Sonuç olarak, bütçe görüşmeleriyle ‘trafik ışığı’ koalisyonu dağıldı. Ekonomik kriz devam ediyor ve Trump’ın yeniden seçilmesi Alman ekonomisini olumsuz etkileyebilir. Trump’ın ithalata yüzde 10 vergi uygulaması halinde Alman ekonomisi büyük zarar görecek. Bunun sonucunda işsizlik artabilir. Özellikle makine mühendisliği, ilaç ve otomotiv sektörlerindeki Alman şirketlerinin ABD pazarında zorlanacağı öngörülüyor.
Bu kriz ortamında azınlık hükümeti konumuna düşen koalisyon ortakları, siyasi olarak ‘topal ördek’ oldukları için önemli kararlar alma gücünden yoksun kalmış durumda. Scholz, 15 Ocak'ta Federal Meclis'te güven oylaması yapılacağını ve Mart ayı sonuna kadar yeni seçimlerin yapılabileceğini duyurdu. Eğer güven oylamasında Başbakan’ın güvenoyu almazsa, Cumhurbaşkanı Federal Meclisi feshedebilir ve seçimler en geç Nisan başında yapılabilir.

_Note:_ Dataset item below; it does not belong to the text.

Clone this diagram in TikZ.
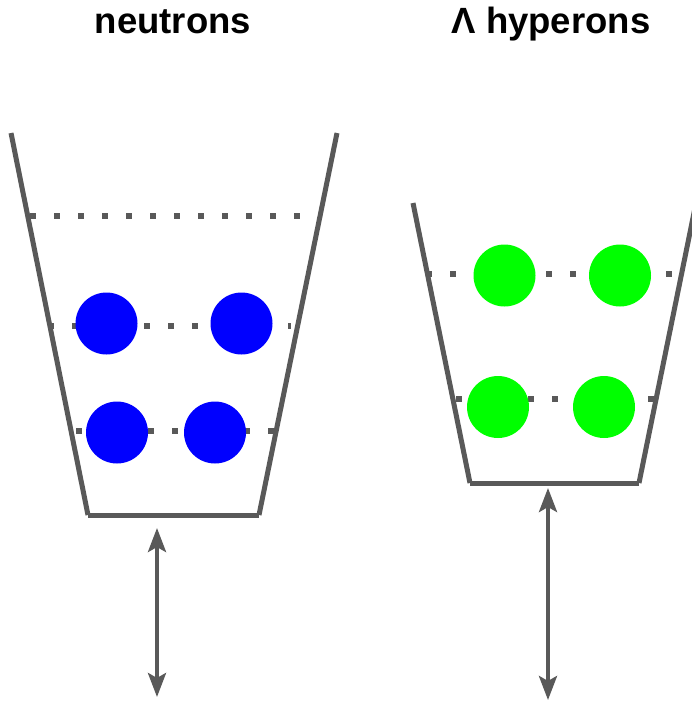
\documentclass[tikz,border=0pt]{standalone}
\usepackage{fontspec}
\setmainfont{Liberation Sans}
\usetikzlibrary{arrows.meta}
\definecolor{wallgray}{HTML}{595959}
\tikzset{
  wall/.style={draw=wallgray, line width=5pt},
  level/.style={draw=wallgray, line width=6pt, dash pattern=on 6pt off 18pt},
  particle/.style={circle, minimum size=62pt, inner sep=0pt},
  neutron/.style={particle, fill=blue},
  hyperon/.style={particle, fill={rgb,255:red,0;green,255;blue,0}},
  gap/.style={draw=wallgray, line width=4pt, {Stealth[length=24pt,width=18pt,inset=5pt]}-{Stealth[length=24pt,width=18pt,inset=5pt]}},
  title/.style={font=\fontsize{36.5}{40}\selectfont\bfseries, anchor=base, inner sep=0pt}
}
\begin{document}
\begin{tikzpicture}[x=1pt,y=-1pt]
\useasboundingbox (0,0) rectangle (692,702);
\clip (0,0) rectangle (692,702);
% titles
\node[title] (tn) at (173,33) {neutrons};
\node[title] (th) at (551,33) {Λ hyperons};
% levels (left)
\coordinate (l1a) at (30,216); \coordinate (l1b) at (302,216);
\coordinate (l2a) at (48,326); \coordinate (l2b) at (291,326);
\coordinate (l3a) at (76,431); \coordinate (l3b) at (274,431);
\draw[level] (l1a) -- (l1b);
\draw[level] (l2a) -- (l2b);
\draw[level] (l3a) -- (l3b);
% levels (right)
\coordinate (r1a) at (426,274); \coordinate (r1b) at (682,274);
\coordinate (r2a) at (456,399); \coordinate (r2b) at (656,399);
\draw[level] (r1a) -- (r1b);
\draw[level] (r2a) -- (r2b);
% particles
\node[neutron] (n1) at (106.5,323.5) {};
\node[neutron] (n2) at (241.5,323.5) {};
\node[neutron] (n3) at (117,432.5) {};
\node[neutron] (n4) at (215,432.5) {};
\node[hyperon] (h1) at (504.5,275.5) {};
\node[hyperon] (h2) at (620,275.5) {};
\node[hyperon] (h3) at (498,407) {};
\node[hyperon] (h4) at (604,407) {};
% left well
\coordinate (lt1) at (11,133); \coordinate (lb1) at (88,515);
\coordinate (lb2) at (259,515); \coordinate (lt2) at (337,133);
\draw[wall] (lt1) -- (lb1);
\draw[wall] (lt2) -- (lb2);
\draw[wall] (lb1) -- (lb2);
% right well
\coordinate (rt1) at (413,203); \coordinate (rb1) at (470,483);
\coordinate (rb2) at (639,483); \coordinate (rt2) at (696,203);
\draw[wall] (rt1) -- (rb1);
\draw[wall] (rt2) -- (rb2);
\draw[wall] (rb1) -- (rb2);
% arrows
\coordinate (al1) at (157,528); \coordinate (al2) at (157,697);
\coordinate (ar1) at (548,488); \coordinate (ar2) at (548,700);
\draw[gap] (al1) -- (al2);
\draw[gap] (ar1) -- (ar2);
\end{tikzpicture}
\end{document}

Eğer Scholz muhalefetin baskısıyla güven oylamasını erkene alırsa yeni seçim de buna paralel olarak erkene alınmış olacak. Almanya'nın iki Hristiyan demokrat partisi Hristiyan Demokrat Birliği (CDU) ve Hristiyan Sosyal Birliği’nin (CSU) oluşturduğu siyasi ittifak CDU/CSU şimdiden en geç gelecek hafta Federal Meclis'te güven oylaması yapılması çağrısında bulundu. Bu durumda Alman halkı muhtemelen Ocak ayı başında yeni bir Federal Meclis seçecek. Ancak, tüm görüş ayrılıklarına rağmen SPD ve CDU/CSU ittifakının gelecek aylarda iyi geçinmesi gerekiyor. Çünkü bu günlerde eski partiler arasındaki çekişmelerden en çok aşırı sağcı Almanya için Alternatif (AfD) ile popülist sol parti Sahra Wagenknecht İttifakı (BSW) faydalanıyor. Trump’ı ilk kutlayanların başında AFD’li siyasetçiler olduğu düşünüldüğünde, Almanya’da ‘eski parti’lerin siyasi çekişmelerinin Avrupa’nın yanı sıra Türkiye için de şimdiden öngöremeyeceğimiz siyasi sonuçlara yol açması muhtemel.